Pretty much everyone agrees on this: Millennials don’t find traditional banks very appealing. In fact, the vast majority of Milliennials (71%) would prefer to visit the dentist than a bank. So it’s no wonder that a wave of new fintech apps and services have so easily found the traction that they have. The success of fintech startups has been largely driven by their ability to capitalize on Millennials’ dissatisfaction, allowing consumers to sidestep traditional banking providers if/when their expectations aren’t met.
But traditional institutions shouldn’t just throw in the towel. Those with a commitment to measuring and improving the customer experience of banking consumers will be in a good position to fight back against this wave of fintech insurgents. Here are five ways they can fight back.
1) Quick Money Transfer Apps
Almost everyone is familiar with the frustrations involved with trying to transfer money from your personal bank account to someone else. A few years ago, completing a money transfer in under five minutes would be essentially impossible. But even with all the technology we have at our disposal today, it can still be incredibly difficult for a consumer to use the technology available at their primary bank.
But a new crop of services emerged to take the pain out of transfers. PayPal, Venmo, Square Cash and others like them allow consumers to link their credit cards or bank accounts and make quick P2P transfers. While set up takes a bit of time (and all parties involved in a transaction must be signed up for the service), repeat use makes paying friends back for things movie tickets or last night’s round of beers extremely quick and easy.
Millennials have come to expect such an experience.
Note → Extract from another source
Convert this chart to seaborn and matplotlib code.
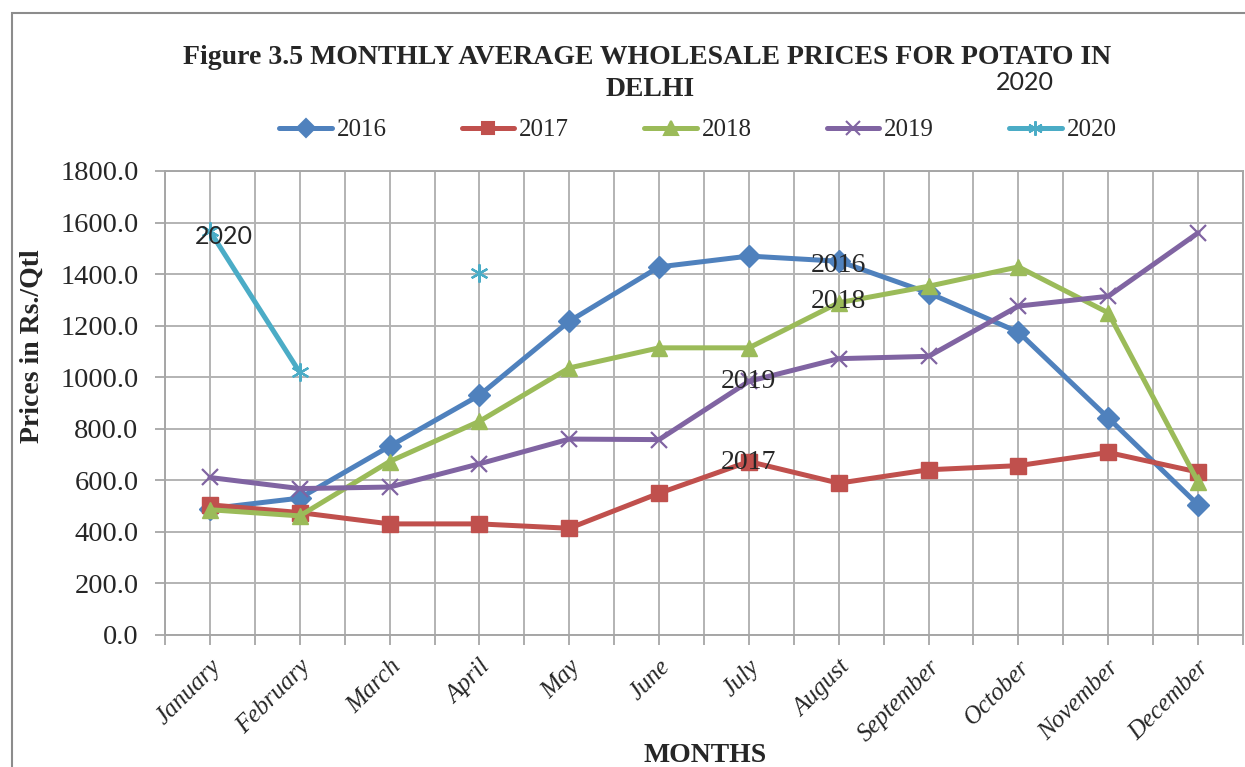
import numpy as np
import pandas as pd
import matplotlib.pyplot as plt
import seaborn as sns
from matplotlib.lines import Line2D
from matplotlib.patches import Rectangle

months = ["January", "February", "March", "April", "May", "June", "July",
          "August", "September", "October", "November", "December"]
years = ["2016", "2017", "2018", "2019", "2020"]

p2016 = [490, 531, 732, 930, 1217, 1428, 1470, 1450, 1327, 1175, 842, 505]
p2017 = [505, 475, 431, 431, 414, 550, 673, 589, 641, 657, 708, 632]
p2018 = [486, 462, 673, 829, 1036, 1114, 1114, 1289, 1353, 1428, 1250, 594]
p2019 = [611, 568, 574, 664, 760, 758, 984, 1072, 1081, 1276, 1314, 1560]
p2020 = [1567, 1019, np.nan, 1406, np.nan, np.nan, np.nan, np.nan, np.nan,
         np.nan, np.nan, np.nan]

colors = ["#4F81BD", "#C0504D", "#9BBB59", "#8064A2", "#4BACC6"]
markers = ["D", "s", "^", "x", (6, 2, 0)]
msizes = [11, 11, 12, 12, 13]

rows = []
for yr, vals in zip(years, [p2016, p2017, p2018, p2019, p2020]):
    seg = 0
    for i, v in enumerate(vals):
        if np.isnan(v):
            seg += 1
            continue
        rows.append({"year": yr, "pos": i, "month": months[i], "price": v, "seg": seg})
df = pd.DataFrame(rows)

sns.set_style("white")
plt.rcParams["font.family"] = ["Liberation Serif", "DejaVu Serif"]

fig = plt.figure(figsize=(12.45, 7.67), dpi=100)
ax = fig.add_axes([165 / 1245, 1 - 635 / 767, (1243 - 165) / 1245, (635 - 171) / 767])

for yr, c, m, ms in zip(years, colors, markers, msizes):
    d = df[df["year"] == yr]
    filled = m in ("D", "s", "^")
    sns.lineplot(data=d, x="pos", y="price", units="seg", estimator=None,
                 color=c, lw=3.6, marker=m, markersize=ms,
                 markeredgecolor=c, markeredgewidth=1.0 if filled else 1.6,
                 legend=False, ax=ax, zorder=3, clip_on=False)

ax.set_xlim(-0.5, 11.5)
ax.set_ylim(0, 1800)
ax.set_yticks(np.arange(0, 1801, 200))
ax.set_yticklabels([f"{v:.1f}" for v in np.arange(0, 1801, 200)], fontsize=20.5)
ax.set_xticks(range(12))
ax.set_xticks(np.arange(-0.5, 12, 1), minor=True)
ax.set_xticklabels(months, rotation=45, ha="right", rotation_mode="anchor",
                   fontsize=18, style="italic")
ax.tick_params(axis="y", which="major", length=7, width=1.3, color="#a6a6a6",
               left=True, pad=12)
ax.tick_params(axis="x", which="both", length=7, width=1.3, color="#a6a6a6",
               bottom=True, pad=8)
ax.grid(True, which="both", axis="x", color="#b3b3b3", lw=1.4)
ax.grid(True, which="major", axis="y", color="#b3b3b3", lw=1.4)
for s in ax.spines.values():
    s.set_color("#a6a6a6")
    s.set_linewidth(1.4)
ax.set_xlabel("")
ax.set_ylabel("")

# series name labels on points
sans = ["Lato", "DejaVu Sans"]
ax.annotate("2020", (0, 1567), xytext=(10, -4), textcoords="offset points",
            ha="center", va="center", fontsize=18, family=sans)
ax.annotate("2016", (7, 1450), xytext=(0, -3), textcoords="offset points",
            ha="center", va="center", fontsize=20)
ax.annotate("2018", (7, 1289), xytext=(0, 1), textcoords="offset points",
            ha="center", va="center", fontsize=20)
ax.annotate("2019", (6, 984), xytext=(0, 0), textcoords="offset points",
            ha="center", va="center", fontsize=20)
ax.annotate("2017", (6, 673), xytext=(0, -1), textcoords="offset points",
            ha="center", va="center", fontsize=20)

# titles and axis labels
fig.text(647 / 1245, 1 - 57 / 767, "Figure 3.5 MONTHLY AVERAGE WHOLESALE PRICES FOR POTATO IN",
         ha="center", va="center", fontsize=20, fontweight="bold")
fig.text(650 / 1245, 1 - 90 / 767, "DELHI", ha="center", va="center",
         fontsize=20, fontweight="bold")
fig.text(1025 / 1245, 1 - 83 / 767, "2020", ha="center", va="center",
         fontsize=18, family=sans)
fig.text(32 / 1245, 1 - 346 / 767, "Prices in Rs./Qtl", rotation=90,
         ha="center", va="center", fontsize=20, fontweight="bold")
fig.text(705 / 1245, 1 - 755 / 767, "MONTHS", ha="center", va="center",
         fontsize=20, fontweight="bold")

handles = [Line2D([], [], color=c, lw=3.6, marker=m, markersize=ms * 0.8,
                  markeredgecolor=c, markeredgewidth=1.5)
           for c, m, ms in zip(colors, markers, msizes)]
fig.legend(handles, years, loc="center", ncol=5, frameon=False,
           bbox_to_anchor=(698 / 1245, 1 - 130 / 767), fontsize=18,
           handlelength=2.1, columnspacing=3.0, handletextpad=0.2)

fig.add_artist(Rectangle((12 / 1245, -0.1), 1.1, 1 - 13 / 767 + 0.1,
                         transform=fig.transFigure, fill=False,
                         ec="#8c8c8c", lw=1.5))

fig.savefig("out.png", dpi=100)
Many banks and credit unions are starting to realize this, but they’re a little behind the eight ball. For instance, traditional institutions (including Bank of America, PNC, Chase and others) are working on Zelle, a Venmo-like app created to work with traditional banks and credit unions.
2) Chatbots and Messenger-Based Payments
Soon, you’ll be able to pay for that used TV you found on Craigslist by texting the seller directly from your phone’s messenger app, including Apple which turned on the Messages payments functionality in June 2017. This emerging new technology trend sidesteps any experience that would otherwise involve a retail bank in some way (paying by check or credit card, for example).
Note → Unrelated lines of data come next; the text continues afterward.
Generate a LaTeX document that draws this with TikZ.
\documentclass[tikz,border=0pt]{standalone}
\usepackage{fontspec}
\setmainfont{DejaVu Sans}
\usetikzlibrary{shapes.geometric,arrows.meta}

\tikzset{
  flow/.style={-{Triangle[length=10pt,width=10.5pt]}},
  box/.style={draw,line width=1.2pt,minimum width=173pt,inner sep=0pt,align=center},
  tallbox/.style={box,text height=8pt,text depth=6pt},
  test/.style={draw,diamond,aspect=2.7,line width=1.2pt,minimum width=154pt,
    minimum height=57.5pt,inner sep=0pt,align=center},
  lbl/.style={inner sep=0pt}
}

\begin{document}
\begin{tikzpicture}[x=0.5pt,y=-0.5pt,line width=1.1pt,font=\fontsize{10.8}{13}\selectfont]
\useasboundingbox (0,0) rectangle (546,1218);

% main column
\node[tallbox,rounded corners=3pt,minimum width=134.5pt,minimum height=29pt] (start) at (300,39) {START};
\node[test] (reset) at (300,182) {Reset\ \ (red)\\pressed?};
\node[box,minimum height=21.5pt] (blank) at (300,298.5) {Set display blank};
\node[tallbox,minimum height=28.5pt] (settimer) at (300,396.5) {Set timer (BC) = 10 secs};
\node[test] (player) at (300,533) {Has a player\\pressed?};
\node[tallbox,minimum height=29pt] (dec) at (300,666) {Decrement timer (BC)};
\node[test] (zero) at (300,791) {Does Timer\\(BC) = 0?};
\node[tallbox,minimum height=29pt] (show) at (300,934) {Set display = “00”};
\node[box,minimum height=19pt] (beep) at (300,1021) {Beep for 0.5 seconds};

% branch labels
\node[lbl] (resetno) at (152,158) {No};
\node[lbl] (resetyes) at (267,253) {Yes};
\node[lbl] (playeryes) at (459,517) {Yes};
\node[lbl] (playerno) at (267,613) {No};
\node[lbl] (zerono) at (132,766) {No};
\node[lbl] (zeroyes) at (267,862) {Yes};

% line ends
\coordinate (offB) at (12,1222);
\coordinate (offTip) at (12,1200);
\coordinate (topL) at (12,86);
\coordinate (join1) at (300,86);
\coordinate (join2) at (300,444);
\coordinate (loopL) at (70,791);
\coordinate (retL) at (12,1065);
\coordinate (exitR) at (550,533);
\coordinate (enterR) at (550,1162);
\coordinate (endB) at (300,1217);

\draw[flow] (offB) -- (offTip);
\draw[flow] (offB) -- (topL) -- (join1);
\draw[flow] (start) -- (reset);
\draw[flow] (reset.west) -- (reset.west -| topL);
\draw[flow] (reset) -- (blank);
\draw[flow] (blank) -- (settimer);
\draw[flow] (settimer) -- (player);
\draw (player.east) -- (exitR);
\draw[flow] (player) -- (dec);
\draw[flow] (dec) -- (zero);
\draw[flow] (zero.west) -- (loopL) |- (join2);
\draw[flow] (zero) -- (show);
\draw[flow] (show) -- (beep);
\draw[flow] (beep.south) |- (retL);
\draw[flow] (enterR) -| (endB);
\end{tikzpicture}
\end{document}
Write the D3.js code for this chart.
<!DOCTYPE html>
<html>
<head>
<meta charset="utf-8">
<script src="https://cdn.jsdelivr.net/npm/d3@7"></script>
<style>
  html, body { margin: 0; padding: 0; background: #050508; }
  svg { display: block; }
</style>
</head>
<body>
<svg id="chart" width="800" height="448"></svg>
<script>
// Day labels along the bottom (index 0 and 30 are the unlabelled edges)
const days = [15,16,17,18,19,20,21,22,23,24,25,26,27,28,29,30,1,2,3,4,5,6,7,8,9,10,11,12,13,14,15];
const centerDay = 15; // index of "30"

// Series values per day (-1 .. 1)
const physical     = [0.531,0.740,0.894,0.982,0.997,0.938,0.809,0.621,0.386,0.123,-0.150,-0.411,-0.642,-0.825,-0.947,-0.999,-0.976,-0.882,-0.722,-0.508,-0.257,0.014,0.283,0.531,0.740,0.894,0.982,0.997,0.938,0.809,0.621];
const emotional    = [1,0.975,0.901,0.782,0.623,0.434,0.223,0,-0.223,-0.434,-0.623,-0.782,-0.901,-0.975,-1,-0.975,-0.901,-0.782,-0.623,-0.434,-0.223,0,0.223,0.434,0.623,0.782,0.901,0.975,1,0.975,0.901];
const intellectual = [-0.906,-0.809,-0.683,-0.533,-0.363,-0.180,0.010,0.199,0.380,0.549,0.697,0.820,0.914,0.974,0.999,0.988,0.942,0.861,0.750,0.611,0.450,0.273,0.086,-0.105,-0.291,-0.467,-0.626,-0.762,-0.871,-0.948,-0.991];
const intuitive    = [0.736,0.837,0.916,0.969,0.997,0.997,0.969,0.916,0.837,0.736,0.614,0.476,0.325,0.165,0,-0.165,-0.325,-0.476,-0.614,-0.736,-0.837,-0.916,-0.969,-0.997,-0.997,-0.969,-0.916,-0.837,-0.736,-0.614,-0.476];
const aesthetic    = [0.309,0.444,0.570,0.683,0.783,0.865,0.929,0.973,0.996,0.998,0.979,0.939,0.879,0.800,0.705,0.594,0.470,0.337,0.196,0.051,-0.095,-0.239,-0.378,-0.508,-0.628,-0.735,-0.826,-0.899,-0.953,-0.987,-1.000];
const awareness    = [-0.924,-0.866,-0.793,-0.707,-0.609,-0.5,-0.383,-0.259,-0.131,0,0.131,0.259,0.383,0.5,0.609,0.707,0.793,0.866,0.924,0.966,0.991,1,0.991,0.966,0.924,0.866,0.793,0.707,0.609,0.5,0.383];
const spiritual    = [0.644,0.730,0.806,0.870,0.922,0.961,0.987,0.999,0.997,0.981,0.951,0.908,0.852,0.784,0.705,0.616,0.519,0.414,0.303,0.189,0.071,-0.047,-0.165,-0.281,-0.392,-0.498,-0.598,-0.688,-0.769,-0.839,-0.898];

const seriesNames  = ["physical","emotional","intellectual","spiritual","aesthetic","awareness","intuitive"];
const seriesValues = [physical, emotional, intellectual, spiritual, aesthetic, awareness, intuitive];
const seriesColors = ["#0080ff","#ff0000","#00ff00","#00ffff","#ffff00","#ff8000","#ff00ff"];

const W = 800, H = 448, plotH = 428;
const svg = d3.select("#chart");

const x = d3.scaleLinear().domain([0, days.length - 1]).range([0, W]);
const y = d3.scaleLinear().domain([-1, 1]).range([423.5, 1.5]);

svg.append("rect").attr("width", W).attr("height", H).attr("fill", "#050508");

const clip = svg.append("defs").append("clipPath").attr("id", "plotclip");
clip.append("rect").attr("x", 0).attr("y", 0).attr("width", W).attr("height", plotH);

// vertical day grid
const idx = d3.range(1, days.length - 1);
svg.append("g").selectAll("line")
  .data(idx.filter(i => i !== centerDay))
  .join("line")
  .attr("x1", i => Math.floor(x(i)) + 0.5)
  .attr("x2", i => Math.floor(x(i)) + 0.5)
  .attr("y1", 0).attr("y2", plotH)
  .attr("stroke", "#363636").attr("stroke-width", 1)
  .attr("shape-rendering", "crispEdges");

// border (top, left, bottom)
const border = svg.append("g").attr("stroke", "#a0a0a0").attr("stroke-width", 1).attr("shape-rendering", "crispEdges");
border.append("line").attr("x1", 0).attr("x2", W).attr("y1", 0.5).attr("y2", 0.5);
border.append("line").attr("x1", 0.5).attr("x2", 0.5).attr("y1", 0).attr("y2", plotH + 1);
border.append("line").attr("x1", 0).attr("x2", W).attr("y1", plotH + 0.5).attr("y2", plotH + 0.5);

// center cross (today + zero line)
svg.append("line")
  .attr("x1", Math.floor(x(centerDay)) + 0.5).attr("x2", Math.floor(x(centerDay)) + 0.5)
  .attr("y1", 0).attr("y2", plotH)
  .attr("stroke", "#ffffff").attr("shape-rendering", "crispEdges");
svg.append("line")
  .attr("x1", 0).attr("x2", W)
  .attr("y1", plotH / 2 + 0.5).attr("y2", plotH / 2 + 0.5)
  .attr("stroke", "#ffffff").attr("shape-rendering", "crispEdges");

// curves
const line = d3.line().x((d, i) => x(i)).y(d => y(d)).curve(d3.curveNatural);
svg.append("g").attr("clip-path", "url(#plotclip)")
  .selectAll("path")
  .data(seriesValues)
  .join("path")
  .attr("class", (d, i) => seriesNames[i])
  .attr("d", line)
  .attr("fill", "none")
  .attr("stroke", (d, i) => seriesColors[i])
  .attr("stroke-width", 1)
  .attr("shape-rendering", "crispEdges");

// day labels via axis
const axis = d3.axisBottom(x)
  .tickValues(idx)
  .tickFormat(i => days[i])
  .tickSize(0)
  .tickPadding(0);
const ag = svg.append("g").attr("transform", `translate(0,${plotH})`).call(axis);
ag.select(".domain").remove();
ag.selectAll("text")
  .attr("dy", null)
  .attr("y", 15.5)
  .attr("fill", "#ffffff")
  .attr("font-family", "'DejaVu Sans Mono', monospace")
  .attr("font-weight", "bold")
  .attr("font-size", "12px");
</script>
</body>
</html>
In the future, you can expect all banking brands to offer their own chatbot. It’s important to understand the weight this new touchpoint carries in terms of customer service. For example, customer may no longer have to wonder when refunds and payment adjustments will be implemented as communicated to you from that messenger experience- the bots will update them automatically.
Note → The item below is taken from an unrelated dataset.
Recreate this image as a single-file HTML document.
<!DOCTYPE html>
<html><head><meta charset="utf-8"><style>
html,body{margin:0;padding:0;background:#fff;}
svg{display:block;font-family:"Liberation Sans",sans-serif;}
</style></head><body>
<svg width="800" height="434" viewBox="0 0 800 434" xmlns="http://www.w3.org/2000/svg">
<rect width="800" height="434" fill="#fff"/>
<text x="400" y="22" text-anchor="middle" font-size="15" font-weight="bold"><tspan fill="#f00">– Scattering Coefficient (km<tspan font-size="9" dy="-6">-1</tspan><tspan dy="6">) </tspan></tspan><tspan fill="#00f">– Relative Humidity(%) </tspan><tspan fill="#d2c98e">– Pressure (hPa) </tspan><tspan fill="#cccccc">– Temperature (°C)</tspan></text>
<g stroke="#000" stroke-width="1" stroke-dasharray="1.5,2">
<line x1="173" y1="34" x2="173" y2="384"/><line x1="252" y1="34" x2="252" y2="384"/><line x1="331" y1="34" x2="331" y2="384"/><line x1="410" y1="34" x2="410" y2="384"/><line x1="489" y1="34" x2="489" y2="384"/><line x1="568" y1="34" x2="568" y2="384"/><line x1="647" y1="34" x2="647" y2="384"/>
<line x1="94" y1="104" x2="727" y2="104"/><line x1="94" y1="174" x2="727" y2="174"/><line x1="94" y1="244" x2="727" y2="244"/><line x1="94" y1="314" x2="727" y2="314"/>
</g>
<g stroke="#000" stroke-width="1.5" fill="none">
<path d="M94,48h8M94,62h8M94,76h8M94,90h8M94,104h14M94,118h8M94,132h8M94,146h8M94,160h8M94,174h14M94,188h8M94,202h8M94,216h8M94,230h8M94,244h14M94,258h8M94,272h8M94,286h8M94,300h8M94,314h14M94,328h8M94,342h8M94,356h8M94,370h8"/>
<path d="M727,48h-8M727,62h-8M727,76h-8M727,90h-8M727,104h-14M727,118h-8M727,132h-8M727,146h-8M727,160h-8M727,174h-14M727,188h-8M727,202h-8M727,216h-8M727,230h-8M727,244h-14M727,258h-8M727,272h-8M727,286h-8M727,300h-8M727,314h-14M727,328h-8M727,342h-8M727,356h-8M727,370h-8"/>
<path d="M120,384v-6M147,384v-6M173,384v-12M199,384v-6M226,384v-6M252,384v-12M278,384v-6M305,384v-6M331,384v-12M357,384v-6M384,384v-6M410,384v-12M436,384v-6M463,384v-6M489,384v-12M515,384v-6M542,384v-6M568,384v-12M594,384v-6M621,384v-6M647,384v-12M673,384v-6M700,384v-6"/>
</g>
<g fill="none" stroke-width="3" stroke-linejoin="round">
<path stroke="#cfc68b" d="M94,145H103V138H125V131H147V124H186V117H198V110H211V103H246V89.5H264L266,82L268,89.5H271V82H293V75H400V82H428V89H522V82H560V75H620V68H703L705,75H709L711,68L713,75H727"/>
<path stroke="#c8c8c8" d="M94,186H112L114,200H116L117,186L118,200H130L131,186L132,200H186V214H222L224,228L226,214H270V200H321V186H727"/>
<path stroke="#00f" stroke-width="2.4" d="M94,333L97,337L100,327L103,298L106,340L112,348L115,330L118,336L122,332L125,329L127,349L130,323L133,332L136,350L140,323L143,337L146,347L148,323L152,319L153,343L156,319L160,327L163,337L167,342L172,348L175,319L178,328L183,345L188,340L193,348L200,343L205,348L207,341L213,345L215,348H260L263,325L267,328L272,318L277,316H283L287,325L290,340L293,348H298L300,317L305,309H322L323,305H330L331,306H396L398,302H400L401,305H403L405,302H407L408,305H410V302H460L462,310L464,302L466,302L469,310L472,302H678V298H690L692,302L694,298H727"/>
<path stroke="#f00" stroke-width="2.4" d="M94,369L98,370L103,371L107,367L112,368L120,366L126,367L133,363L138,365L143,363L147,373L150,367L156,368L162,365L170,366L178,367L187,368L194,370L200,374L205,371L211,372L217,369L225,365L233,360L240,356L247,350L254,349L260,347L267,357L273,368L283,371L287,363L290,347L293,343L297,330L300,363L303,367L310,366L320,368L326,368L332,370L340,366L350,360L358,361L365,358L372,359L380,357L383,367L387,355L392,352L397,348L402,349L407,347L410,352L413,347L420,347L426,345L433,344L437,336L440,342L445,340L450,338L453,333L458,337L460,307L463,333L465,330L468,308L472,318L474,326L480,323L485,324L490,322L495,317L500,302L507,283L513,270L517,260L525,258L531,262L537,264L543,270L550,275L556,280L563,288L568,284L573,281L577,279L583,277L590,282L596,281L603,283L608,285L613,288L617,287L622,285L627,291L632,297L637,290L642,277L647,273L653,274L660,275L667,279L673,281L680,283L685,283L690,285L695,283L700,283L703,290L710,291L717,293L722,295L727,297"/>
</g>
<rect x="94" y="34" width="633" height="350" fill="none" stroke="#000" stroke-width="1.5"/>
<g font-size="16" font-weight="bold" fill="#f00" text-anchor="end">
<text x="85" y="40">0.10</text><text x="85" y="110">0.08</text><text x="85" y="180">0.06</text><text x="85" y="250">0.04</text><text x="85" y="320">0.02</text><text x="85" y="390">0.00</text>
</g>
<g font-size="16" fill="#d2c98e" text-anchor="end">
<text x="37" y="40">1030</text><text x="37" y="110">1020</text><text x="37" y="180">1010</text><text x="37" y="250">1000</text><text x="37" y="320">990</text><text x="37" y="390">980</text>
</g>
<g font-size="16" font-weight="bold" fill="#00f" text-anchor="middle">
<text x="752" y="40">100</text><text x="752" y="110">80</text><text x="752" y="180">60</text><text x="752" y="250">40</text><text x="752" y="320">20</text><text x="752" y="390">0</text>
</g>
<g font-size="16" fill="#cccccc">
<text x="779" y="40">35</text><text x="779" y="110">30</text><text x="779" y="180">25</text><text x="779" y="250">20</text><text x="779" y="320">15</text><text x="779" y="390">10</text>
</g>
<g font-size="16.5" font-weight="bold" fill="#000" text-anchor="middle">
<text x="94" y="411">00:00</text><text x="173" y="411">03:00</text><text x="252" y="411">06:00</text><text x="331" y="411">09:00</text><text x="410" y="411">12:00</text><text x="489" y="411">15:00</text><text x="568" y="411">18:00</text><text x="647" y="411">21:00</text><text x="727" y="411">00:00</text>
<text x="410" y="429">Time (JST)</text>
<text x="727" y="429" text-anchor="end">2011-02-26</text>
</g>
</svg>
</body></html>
3) Forget the Card, Pay With Mobile Devices
These days, you don’t even need to bring your physical wallet to make purchases at brick-and-mortar stores. Technologies like Apple Pay, Android Pay, Samsung Pay, (etc.) let you connect a credit or debit card to your smartphone or smartwatch. On its own, this doesn’t seem like much of a Trojan horse for banks, but as more people shift behaviors so too will the expectations of banking customers. And with the global mobile payments market estimated to hit $3.4 trillion by 2022, it’s worth monitoring in relation to banking customers.
4) Smart Budgeting and Personal Finance Management
Traditionally, banks were among the first places people considered for managing their wealth and investments, which made upselling retail bank customers into investment products a natural fit. These days, though, that’s not always true. For nearly a decade, services like Mint.com and Personal Capital have given you a better way to stay informed about your financial decisions by linking your spending behavior (via a bank account) to their platforms. You can see how much money you give Starbucks every month, or provide an easy path for saving money for special occasions.
Knowing how bank’s own tools stack up against third-party rivals like Mint can make a huge difference, with the potential to increase loyalty among current customers or convert prospects frustrated with another traditional bank’s poor, or lack of, personal finance management experience. And of course it also decreases the chance that those same prospects find something that isn’t connected to their bank as closely, thus creating uncertainty when trying to measure the entire customer journey. Also, those integrations might also create other complications with a retail bank’s ability to track and measure traffic.
5) Digital Currencies That Don’t Require Central Banks
Bitcoin, a cryptocurrency or digital currency uses advanced encryption to regulate units of value and transfer funds without the need of a central bank. Mainstream banking consumers aren’t exactly chomping at the bit to use forms of payment like bitcoin right now, but little by little it appears to be gaining traction as more and more people dip their toes in the bitcoin waters. It would be a smart move for banks to identify if a portion of their customers are utilizing cryptocurrency in ways that intersect with their own customer journeys, and to better understand how it impacts their overall satisfaction. (And highly satisfied customers are 64% more likely to remain loyal to a brand.)
Bottom Line: While the pace of fintech innovation is unlikely to slow down anytime soon, retail banks aren’t defenseless against the threat of losing customers (or potential customers). The only way to mitigate that risk is by focusing on what matters most: the customer. The more banks understand the motivations and expectations of their customer base, the easier it will be to calibrate business strategies to remain competitive for decades to come. Having a proven methodology in place to accurately measure and manage customer feedback is a sure way to bank on delivering a winning customer experience.